New Delhi: India’s 73-year-old Supreme Court holds significant authority, including the power to nullify executive acts, parliamentary laws, and constitutional amendments. It can initiate cases independently, appoint “friends of the court” for assistance, and establish expert panels for decision-making.
Currently, 34 judges handle an overwhelming load of nearly 70,000 appeals and petitions each year, leading to a “court in crisis.” The primary reason is the massive backlog of cases, leaving litigants in limbo and causing financial strain.
The recent work by law scholars reveals compelling findings based on exclusive datasets from over a million Supreme Court cases. Notably, in November 2018, 40% of cases were pending for more than five years, and on average, cases took about 13 years and six months from initiation to disposal. The Court is also facing issues with prioritization, where Special Leave Petitions (SLPs) occupy over 90% of the docket, leading to a lack of attention to constitutional challenges and writ petitions.

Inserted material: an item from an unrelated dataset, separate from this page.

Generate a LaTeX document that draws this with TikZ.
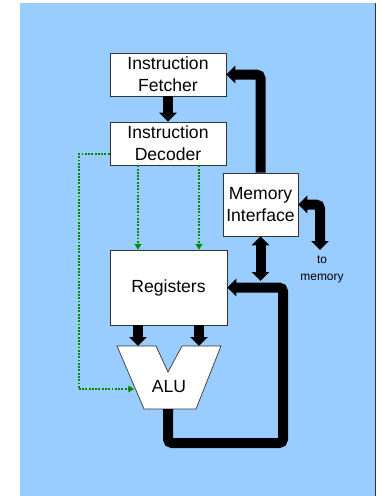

The backlog has resulted in “judicial evasion,” as important cases are delayed or not listed at all. For example, the challenge to the Aadhaar biometric ID scheme took five years to decide without suspension orders, significantly affecting its impact. Similarly, the case concerning electoral bonds was not promptly addressed, raising concerns about its constitutional validity.

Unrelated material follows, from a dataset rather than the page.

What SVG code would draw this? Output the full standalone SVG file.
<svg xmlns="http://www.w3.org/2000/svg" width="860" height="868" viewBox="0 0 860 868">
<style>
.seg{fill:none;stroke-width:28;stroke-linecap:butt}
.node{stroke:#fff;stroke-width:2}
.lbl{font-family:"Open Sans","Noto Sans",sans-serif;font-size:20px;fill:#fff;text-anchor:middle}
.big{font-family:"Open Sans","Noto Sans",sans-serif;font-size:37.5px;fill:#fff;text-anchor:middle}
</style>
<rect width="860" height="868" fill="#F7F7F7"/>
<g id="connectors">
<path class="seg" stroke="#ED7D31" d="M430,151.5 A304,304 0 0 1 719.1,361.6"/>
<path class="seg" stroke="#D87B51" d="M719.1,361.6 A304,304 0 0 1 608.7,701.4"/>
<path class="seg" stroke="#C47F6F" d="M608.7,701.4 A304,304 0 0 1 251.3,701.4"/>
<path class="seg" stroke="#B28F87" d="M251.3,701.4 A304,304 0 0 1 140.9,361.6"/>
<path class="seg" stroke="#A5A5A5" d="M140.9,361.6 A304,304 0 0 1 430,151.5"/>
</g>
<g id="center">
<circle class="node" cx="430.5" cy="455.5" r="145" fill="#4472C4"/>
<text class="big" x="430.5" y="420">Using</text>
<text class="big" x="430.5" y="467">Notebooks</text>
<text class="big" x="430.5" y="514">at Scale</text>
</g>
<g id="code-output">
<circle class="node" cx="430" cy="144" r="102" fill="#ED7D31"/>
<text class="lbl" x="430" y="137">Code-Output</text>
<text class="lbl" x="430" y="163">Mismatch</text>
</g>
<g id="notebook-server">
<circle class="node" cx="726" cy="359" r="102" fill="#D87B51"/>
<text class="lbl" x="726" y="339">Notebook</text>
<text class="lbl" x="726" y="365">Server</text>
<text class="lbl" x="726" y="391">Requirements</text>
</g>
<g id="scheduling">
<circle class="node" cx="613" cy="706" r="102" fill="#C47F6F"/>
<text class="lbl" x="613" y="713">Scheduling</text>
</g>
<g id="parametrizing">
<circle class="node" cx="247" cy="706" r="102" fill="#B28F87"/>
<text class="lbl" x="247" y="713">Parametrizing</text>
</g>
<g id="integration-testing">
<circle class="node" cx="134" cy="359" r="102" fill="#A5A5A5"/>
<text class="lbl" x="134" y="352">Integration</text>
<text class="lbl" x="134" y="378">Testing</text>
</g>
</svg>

Critics argue that the court’s focus on mundane cases invites criticism and veers it away from its core goals. The authors advocate for reducing the caseload, suggesting that lower courts handle the majority of cases, while the Supreme Court should only handle those with novel legal issues or to establish clear legal guidelines for future decisions.
India’s three-tier judicial system, including district courts, high courts, and the apex court, also contributes to the problem, with high courts sometimes rendering judgments that require the Supreme Court’s interference in appeal.
With a staggering backlog of more than 50 million cases across all Indian courts, the strained justice system remains slow and burdensome for common people. The Supreme Court must address its backlog and prioritize its institutional goals to effectively deliver justice.